> Problem
In the entries below, find the line with "Clone this diagram in TikZ." and the line with "(m2) at (135,273)", then retype both and everything between them exactly. Do not copy the pictures.

Data provided start

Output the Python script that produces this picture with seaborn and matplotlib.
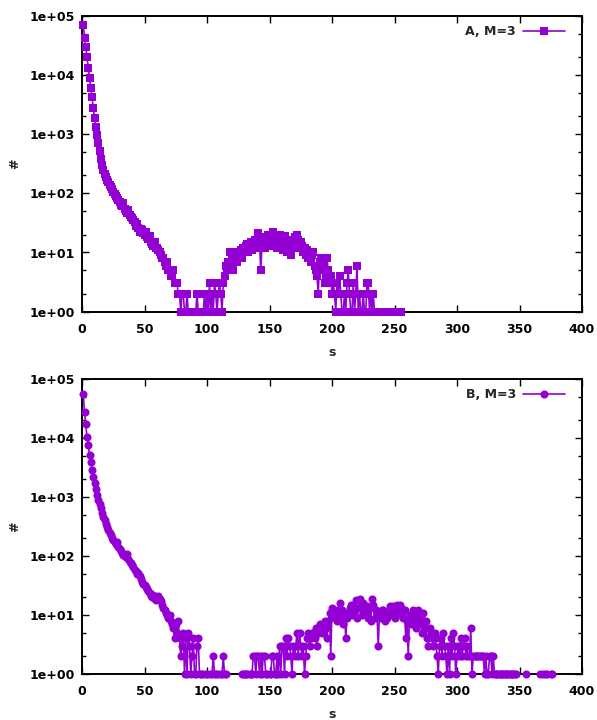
import numpy as np
import pandas as pd
import matplotlib
matplotlib.use("Agg")
import matplotlib.pyplot as plt
import matplotlib.ticker as mticker
import seaborn as sns

# ---------------- data (counts per s, 0 = no entry) ----------------
counts_A = [
    70000, 42000, 30000, 20000, 13000, 9000, 6000, 4200, 2800, 1900,
    1300, 950, 700, 520, 380, 300, 250, 215, 190, 170,
    155, 140, 128, 118, 105, 98, 90, 82, 76, 70,
    64, 60, 68, 55, 50, 47, 52, 43, 40, 38,
    35, 33, 28, 30, 26, 22, 25, 24, 21, 20,
    22, 18, 17, 19, 15, 14, 13, 15, 12, 12,
    11, 10, 9, 8, 8, 7, 6, 7, 5, 5,
    4, 4, 5, 3, 3, 3, 2, 2, 1, 2,
    2, 1, 1, 2, 1, 1, 0, 1, 1, 1,
    1, 2, 1, 0, 0, 1, 1, 2, 1, 2,
    1, 3, 1, 2, 1, 3, 2, 1, 2, 3,
    2, 1, 3, 4, 6, 5, 7, 10, 6, 8,
    5, 9, 8, 7, 10, 9, 11, 8, 12, 10,
    13, 14, 10, 12, 15, 11, 13, 16, 12, 14,
    21, 15, 5, 13, 18, 12, 16, 14, 20, 13,
    17, 15, 22, 14, 18, 12, 16, 20, 13, 17,
    11, 19, 14, 10, 16, 13, 9, 15, 12, 18,
    14, 20, 16, 12, 15, 13, 10, 12, 9, 11,
    8, 10, 7, 9, 10, 6, 5, 4, 2, 7,
    8, 5, 6, 3, 4, 8, 5, 3, 4, 2,
    3, 2, 1, 3, 2, 4, 2, 1, 1, 2,
    1, 3, 5, 2, 1, 1, 3, 1, 2, 6,
    1, 2, 1, 1, 2, 1, 1, 3, 3, 1,
    2, 1, 2, 1, 1, 0, 1, 0, 1, 1,
    0, 1, 1, 0, 1, 0, 1, 1, 0, 1,
    0, 1, 0, 1, 1,
]

counts_B = [
    55000, 28000, 17000, 10500, 7600, 5100, 3900, 2900, 2200, 1700,
    1350, 1100, 900, 760, 640, 540, 460, 400, 350, 310,
    280, 250, 225, 205, 190, 175, 160, 170, 140, 130,
    120, 112, 105, 100, 96, 110, 88, 80, 76, 70,
    66, 58, 55, 50, 52, 46, 40, 36, 34, 32,
    30, 28, 26, 24, 21, 20, 22, 19, 18, 20,
    21, 19, 17, 15, 13, 12, 11, 10, 9, 10,
    8, 7, 6, 4, 7, 5, 8, 4, 2, 3,
    5, 1, 4, 1, 5, 3, 1, 2, 4, 1,
    1, 3, 4, 1, 1, 0, 1, 0, 1, 1,
    0, 1, 0, 1, 2, 1, 1, 0, 1, 0,
    1, 1, 2, 1, 1, 0, 0, 0, 0, 0,
    0, 0, 0, 0, 0, 0, 0, 1, 1, 1,
    1, 1, 0, 1, 1, 1, 2, 2, 1, 2,
    2, 1, 2, 1, 2, 2, 1, 1, 0, 1,
    1, 2, 2, 1, 1, 2, 1, 3, 1, 3,
    3, 1, 4, 2, 4, 3, 2, 1, 3, 2,
    3, 5, 2, 5, 3, 2, 3, 1, 2, 4,
    5, 3, 4, 5, 5, 4, 6, 3, 5, 7,
    6, 5, 7, 8, 6, 4, 8, 11, 2, 13,
    10, 9, 12, 8, 10, 16, 9, 12, 7, 11,
    4, 9, 11, 13, 15, 10, 14, 12, 18, 9,
    13, 19, 14, 10, 16, 12, 11, 14, 9, 13,
    8, 19, 15, 9, 12, 10, 3, 11, 9, 12,
    12, 8, 10, 9, 11, 14, 13, 10, 14, 9,
    12, 15, 11, 15, 13, 10, 9, 12, 4, 8,
    2, 10, 7, 9, 12, 8, 6, 10, 12, 7,
    9, 5, 11, 6, 8, 4, 3, 6, 5, 4,
    3, 5, 4, 2, 1, 3, 4, 2, 5, 3,
    2, 1, 3, 1, 4, 2, 5, 3, 1, 2,
    3, 2, 4, 2, 3, 4, 2, 3, 2, 2,
    6, 1, 2, 2, 2, 2, 2, 2, 2, 2,
    2, 1, 2, 1, 1, 2, 2, 1, 2, 1,
    1, 1, 1, 1, 1, 1, 1, 1, 1, 1,
    1, 1, 1, 1, 1, 1, 1, 0, 0, 0,
    0, 0, 0, 0, 1, 0, 0, 0, 0, 0,
    0, 0, 0, 0, 0, 1, 0, 0, 1, 1,
    0, 1, 0, 0, 1, 1,
]

labels = ["A, M=3", "B, M=3"]
markers = ["s", "o"]
x_ticks = [0, 50, 100, 150, 200, 250, 300, 350, 400]
y_ticks = [1, 10, 100, 1000, 10000, 100000]

PURPLE = "#9400D3"

sns.set_style("ticks")
plt.rcParams["font.family"] = ["DejaVu Sans"]
plt.rcParams["font.weight"] = "bold"


def make_frame(counts):
    s = np.arange(1, len(counts) + 1)
    c = np.asarray(counts, dtype=float)
    seg = np.cumsum(c == 0)
    df = pd.DataFrame({"s": s, "count": c, "seg": seg})
    return df[df["count"] > 0]


fig = plt.figure(figsize=(5.97, 7.2), dpi=100)
W, H = 597.0, 720.0
ax1 = fig.add_axes([82 / W, 1 - 311.7 / H, 500 / W, 296 / H])
ax2 = fig.add_axes([82 / W, 1 - 674 / H, 500 / W, 295 / H])

for ax, counts, lab, mk, msz in [
    (ax1, counts_A, labels[0], markers[0], 5.6),
    (ax2, counts_B, labels[1], markers[1], 5.8),
]:
    df = make_frame(counts)
    sns.lineplot(data=df, x="s", y="count", units="seg", estimator=None,
                 color=PURPLE, marker=mk, markersize=msz, markeredgewidth=0,
                 linewidth=1.2, ax=ax, label=lab, clip_on=False, zorder=3)
    ax.set_yscale("log")
    ax.set_xlim(0, 400)
    ax.set_ylim(1, 1e5)
    ax.set_xticks(x_ticks)
    ax.xaxis.set_minor_locator(mticker.NullLocator())
    ax.yaxis.set_major_locator(mticker.FixedLocator(y_ticks))
    ax.yaxis.set_minor_locator(mticker.LogLocator(base=10, subs=[2.0, 5.0]))
    ax.yaxis.set_minor_formatter(mticker.NullFormatter())
    ax.yaxis.set_major_formatter(mticker.FuncFormatter(lambda v, p: f"{v:.0e}"))
    ax.tick_params(which="both", direction="in", top=True, right=True,
                   width=1.0, colors="black", labelsize=9, pad=5)
    ax.tick_params(axis="x", which="major", pad=8)
    ax.tick_params(which="major", length=5)
    ax.tick_params(which="minor", length=3)
    for lbl in ax.get_xticklabels() + ax.get_yticklabels():
        lbl.set_fontweight("bold")
    for sp in ax.spines.values():
        sp.set_linewidth(1.4)
        sp.set_color("black")
        sp.set_visible(True)
    ax.set_xlabel("s", fontsize=9, fontweight="bold", labelpad=7)
    ax.set_ylabel("#", fontsize=9, fontweight="bold", labelpad=6)
    handles, labs = ax.get_legend_handles_labels()
    ax.legend(handles[:1], labs[:1], loc="upper right", frameon=False,
              bbox_to_anchor=(1 - 8 / 500, 1.0),
              markerfirst=False, handlelength=3.3, handletextpad=0.6,
              borderaxespad=0.35, prop={"size": 9, "weight": "bold"})

fig.savefig("out.png", dpi=100, facecolor="white")
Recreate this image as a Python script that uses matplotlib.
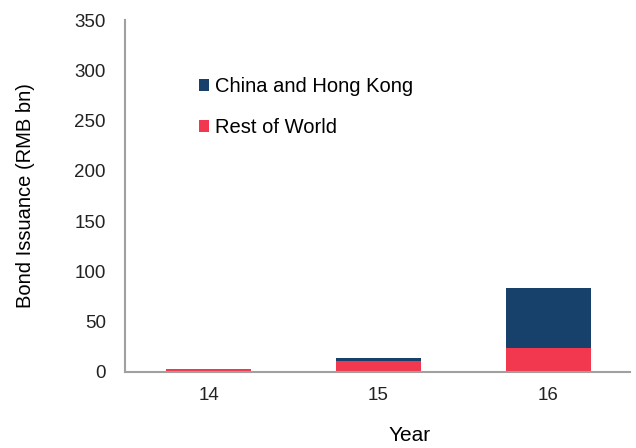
import matplotlib.pyplot as plt
import numpy as np

plt.rcParams['font.family'] = ['Liberation Sans', 'DejaVu Sans']

# Dados
years = ['14', '15', '16']
rest_of_world = [2.5, 11, 24]
china_hk = [0.3, 3, 59]

fig = plt.figure(figsize=(6.36, 4.48), dpi=100)
ax = fig.add_axes([0.197, 0.17, 0.793, 0.785])

x = np.arange(len(years))
ax.bar(x, rest_of_world, width=0.5, color='#F2384F', label='Rest of World', zorder=2)
ax.bar(x, china_hk, width=0.5, bottom=rest_of_world, color='#17406A',
       label='China and Hong Kong', zorder=2)

ax.set_xlim(-0.49, 2.48)
ax.set_ylim(0, 350)
ax.set_yticks(range(0, 351, 50))
ax.set_xticks(x)
ax.set_xticklabels(years)
ax.tick_params(length=0, labelsize=13.5, colors='#222222')
ax.tick_params(axis='y', pad=14)
ax.tick_params(axis='x', pad=11)

for side in ['top', 'right']:
    ax.spines[side].set_visible(False)
for side in ['left', 'bottom']:
    ax.spines[side].set_color('#A0A0A0')
    ax.spines[side].set_linewidth(1.5)

ax.set_ylabel('Bond Issuance (RMB bn)', fontsize=14.5, labelpad=28)
ax.set_xlabel('Year', fontsize=15)
ax.xaxis.set_label_coords(0.564, -0.155)

handles, labels = ax.get_legend_handles_labels()
ax.legend(handles[::-1], labels[::-1], loc='upper left', bbox_to_anchor=(0.11, 0.89),
          frameon=False, fontsize=14.5, handlelength=0.5, handleheight=0.5,
          handletextpad=0.3, labelspacing=1.1)

plt.savefig('out.png', dpi=100)
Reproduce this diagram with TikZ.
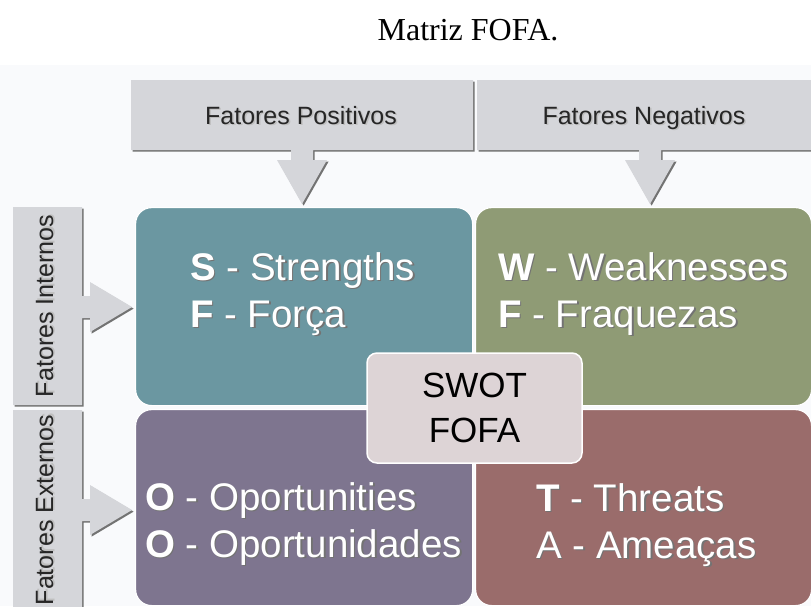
\documentclass[tikz,border=0pt]{standalone}
\usepackage{fontspec}
\setmainfont{Liberation Serif}
\setsansfont{Liberation Sans}
\usepackage{tikz}

\definecolor{bgtint}{HTML}{F9FAFC}
\definecolor{boxgray}{HTML}{D5D6DA}
\definecolor{quadS}{HTML}{6B97A1}
\definecolor{quadW}{HTML}{8F9B75}
\definecolor{quadO}{HTML}{7E758F}
\definecolor{quadT}{HTML}{9A6C6B}
\definecolor{swotfill}{HTML}{DDD4D6}

\newcommand\shtext[2][black!55]{\rlap{\hspace{1.5pt}\raisebox{-1.5pt}{\color{#1}#2}}#2}

\begin{document}
\begin{tikzpicture}[x=1pt,y=-1pt,
    graybox/.style={fill=boxgray, preaction={fill=black!55, transform canvas={shift={(1.6pt,-1.6pt)}}}},
    quad/.style={draw=white, line width=1.2pt, rounded corners=16pt, anchor=north west, inner sep=0pt},
    lbl/.style={font=\sffamily\fontsize{25}{29}\selectfont, text=black!85, inner sep=0pt},
    quadtxt/.style={font=\sffamily\fontsize{38.5}{47}\selectfont, text=white, align=left, inner sep=0pt, anchor=base west}]
        \useasboundingbox (0,0) rectangle (811,606);
        \fill[bgtint] (0,65) rectangle (811,606);
        \node[font=\fontsize{32}{38}\selectfont, anchor=base, inner sep=0pt] (title) at (468,40) {Matriz FOFA.};

        \foreach \xa/\xb/\xc in {131/473/302, 477/815/650}
        \path[graybox] (\xa,80) -- (\xb,80) -- (\xb,150) -- ({\xc+11},150) -- ({\xc+11},160) -- ({\xc+25},160)
        -- (\xc,204) -- ({\xc-25},160) -- ({\xc-11},160) -- ({\xc-11},150) -- (\xa,150) -- cycle;
        \foreach \ya/\yb/\yc in {207/405/307, 410/614/510}
        \path[graybox] (13,\ya) -- (82,\ya) -- (82,{\yc-11}) -- (90,{\yc-11}) -- (90,{\yc-25}) -- (132,\yc)
        -- (90,{\yc+25}) -- (90,{\yc+11}) -- (82,{\yc+11}) -- (82,\yb) -- (13,\yb) -- cycle;

        \node[lbl, anchor=base] (fpos) at (301,124) {\shtext[black!25]{Fatores Positivos}};
        \node[lbl, anchor=base] (fneg) at (644,124) {\shtext[black!25]{Fatores Negativos}};
        \node[lbl, anchor=base, rotate=90] (fint) at (53,306) {\shtext[black!25]{Fatores Internos}};
        \node[lbl, anchor=base, rotate=90] (fext) at (53,510) {\shtext[black!25]{Fatores Externos}};

        \node[quad, fill=quadS, minimum width=337pt, minimum height=198pt] (qS) at (135,207) {};
        \node[quad, fill=quadW, minimum width=336pt, minimum height=198pt] (qW) at (475,207) {};
        \node[quad, fill=quadO, minimum width=337pt, minimum height=196pt] (qO) at (135,409) {};
        \node[quad, fill=quadT, minimum width=336pt, minimum height=196pt] (qT) at (475,409) {};

        \node[quadtxt] (tS) at (190,327) {\shtext{\textbf{S} - Strengths}\\\shtext{\textbf{F} - Força}};
        \node[quadtxt] (tW) at (498,327) {\shtext{\textbf{W} - Weaknesses}\\\shtext{\textbf{F} - Fraquezas}};
        \node[quadtxt] (tO) at (145,557) {\shtext{\textbf{O} - Oportunities}\\\shtext{\textbf{O} - Oportunidades}};
        \node[quadtxt] (tT) at (536,558) {\shtext{\textbf{T} - Threats}\\\shtext{A - Ameaças}};

        \node[draw=white, line width=1.5pt, fill=swotfill, rounded corners=10pt, minimum width=215pt, minimum height=110pt,
        align=center, font=\sffamily\fontsize{35}{45}\selectfont] (swot) at (474.5,408) {SWOT\\FOFA};
\end{tikzpicture}
\end{document}
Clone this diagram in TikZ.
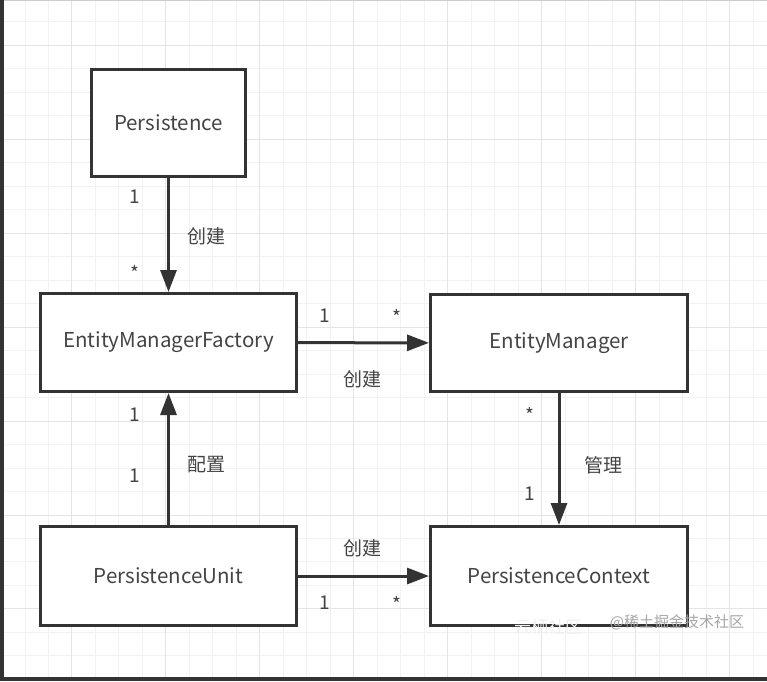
\documentclass[tikz,border=0pt]{standalone}
\usepackage{fontspec}
\setmainfont{Noto Sans CJK SC}
\usetikzlibrary{arrows.meta}
\definecolor{ink}{HTML}{333333}
\definecolor{txt}{HTML}{444444}
\definecolor{gridminor}{HTML}{F2F2F2}
\definecolor{gridmajor}{HTML}{E4E4E4}
\tikzset{>={Triangle[length=22pt,width=16pt]}}

\begin{document}
\begin{tikzpicture}[x=1pt,y=-1pt,font=\fontsize{20.5}{24}\selectfont,text=txt]

\tikzstyle{cls}=[draw=ink,line width=3pt,fill=white,inner sep=0pt]
\tikzstyle{rel}=[->,draw=ink,line width=3pt]
\tikzstyle{mult}=[font=\fontsize{19}{22}\selectfont]
\tikzstyle{verb}=[font=\fontsize{19}{22}\selectfont]

 \useasboundingbox (0,0) rectangle (767,681);
 \fill[white] (0,0) rectangle (767,681);

 % background grid
 \foreach \k in {0,...,32}
   \draw[gridminor,line width=1pt] ({25+23.49*\k},0) -- ({25+23.49*\k},681);
 \foreach \k in {0,...,28}
   \draw[gridminor,line width=1pt] (0,{21.7+23.49*\k}) -- (767,{21.7+23.49*\k});
 \foreach \k in {2,6,...,30}
   \draw[gridmajor,line width=1pt] ({25+23.49*\k},0) -- ({25+23.49*\k},681);
 \foreach \k in {1,5,...,25}
   \draw[gridmajor,line width=1pt] (0,{21.7+23.49*\k}) -- (767,{21.7+23.49*\k});

 % frame
 \draw[gray!40,line width=1pt] (0,0.5) -- (767,0.5);
 \draw[ink,line width=4pt] (2,0) -- (2,681);
 \draw[ink,line width=4pt] (0,679) -- (767,679);

 % classes
 \node[cls,minimum width=154,minimum height=107] (pers) at (168.5,123) {Persistence};
 \node[cls,minimum width=256,minimum height=98] (emf) at (168.5,342.5) {EntityManagerFactory};
 \node[cls,minimum width=257,minimum height=97] (em) at (559,343) {EntityManager};
 \node[cls,minimum width=256,minimum height=99] (pu) at (168.5,576) {PersistenceUnit};
 \node[cls,minimum width=257,minimum height=99] (pc) at (559,576) {PersistenceContext};

 % relations
 \draw[rel] (pers) -- (emf);
 \draw[rel] (emf) -- (em);
 \draw[rel] (pu) -- (emf);
 \draw[rel] (em.south -| 559,0) -- (pc.north -| 559,0);
 \draw[rel] (pu) -- (pc);

 % labels
 \node[mult] (m1) at (135,197) {1};
 \node[verb] (v1) at (206,236) {创建};
 \node[mult] (m2) at (135,273) {*};

 \node[mult] (m3) at (325,316) {1};
 \node[mult] (m4) at (397,317) {*};
 \node[verb] (v2) at (362,379) {创建};

 \node[mult] (m5) at (135,415) {1};
 \node[verb] (v3) at (206,465) {配置};
 \node[mult] (m6) at (135,476) {1};

 \node[mult] (m7) at (530,415) {*};
 \node[verb] (v4) at (603,465) {管理};
 \node[mult] (m8) at (530,494) {1};

 \node[verb] (v5) at (362,548) {创建};
 \node[mult] (m9) at (325,603) {1};
 \node[mult] (m10) at (397,604) {*};

 % watermark
 \node[font=\fontsize{17}{20}\selectfont,text=black!6] (wm1) at (548,627) {云栖社区};
 \node[font=\fontsize{15}{18}\selectfont,text=black!35] (wm2) at (677,622) {@稀土掘金技术社区};
\end{tikzpicture}
\end{document}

Data provided end

> Exercise solution
Clone this diagram in TikZ.
\documentclass[tikz,border=0pt]{standalone}
\usepackage{fontspec}
\setmainfont{Noto Sans CJK SC}
\usetikzlibrary{arrows.meta}
\definecolor{ink}{HTML}{333333}
\definecolor{txt}{HTML}{444444}
\definecolor{gridminor}{HTML}{F2F2F2}
\definecolor{gridmajor}{HTML}{E4E4E4}
\tikzset{>={Triangle[length=22pt,width=16pt]}}

\begin{document}
\begin{tikzpicture}[x=1pt,y=-1pt,font=\fontsize{20.5}{24}\selectfont,text=txt]

\tikzstyle{cls}=[draw=ink,line width=3pt,fill=white,inner sep=0pt]
\tikzstyle{rel}=[->,draw=ink,line width=3pt]
\tikzstyle{mult}=[font=\fontsize{19}{22}\selectfont]
\tikzstyle{verb}=[font=\fontsize{19}{22}\selectfont]

 \useasboundingbox (0,0) rectangle (767,681);
 \fill[white] (0,0) rectangle (767,681);

 % background grid
 \foreach \k in {0,...,32}
   \draw[gridminor,line width=1pt] ({25+23.49*\k},0) -- ({25+23.49*\k},681);
 \foreach \k in {0,...,28}
   \draw[gridminor,line width=1pt] (0,{21.7+23.49*\k}) -- (767,{21.7+23.49*\k});
 \foreach \k in {2,6,...,30}
   \draw[gridmajor,line width=1pt] ({25+23.49*\k},0) -- ({25+23.49*\k},681);
 \foreach \k in {1,5,...,25}
   \draw[gridmajor,line width=1pt] (0,{21.7+23.49*\k}) -- (767,{21.7+23.49*\k});

 % frame
 \draw[gray!40,line width=1pt] (0,0.5) -- (767,0.5);
 \draw[ink,line width=4pt] (2,0) -- (2,681);
 \draw[ink,line width=4pt] (0,679) -- (767,679);

 % classes
 \node[cls,minimum width=154,minimum height=107] (pers) at (168.5,123) {Persistence};
 \node[cls,minimum width=256,minimum height=98] (emf) at (168.5,342.5) {EntityManagerFactory};
 \node[cls,minimum width=257,minimum height=97] (em) at (559,343) {EntityManager};
 \node[cls,minimum width=256,minimum height=99] (pu) at (168.5,576) {PersistenceUnit};
 \node[cls,minimum width=257,minimum height=99] (pc) at (559,576) {PersistenceContext};

 % relations
 \draw[rel] (pers) -- (emf);
 \draw[rel] (emf) -- (em);
 \draw[rel] (pu) -- (emf);
 \draw[rel] (em.south -| 559,0) -- (pc.north -| 559,0);
 \draw[rel] (pu) -- (pc);

 % labels
 \node[mult] (m1) at (135,197) {1};
 \node[verb] (v1) at (206,236) {创建};
 \node[mult] (m2) at (135,273) {*};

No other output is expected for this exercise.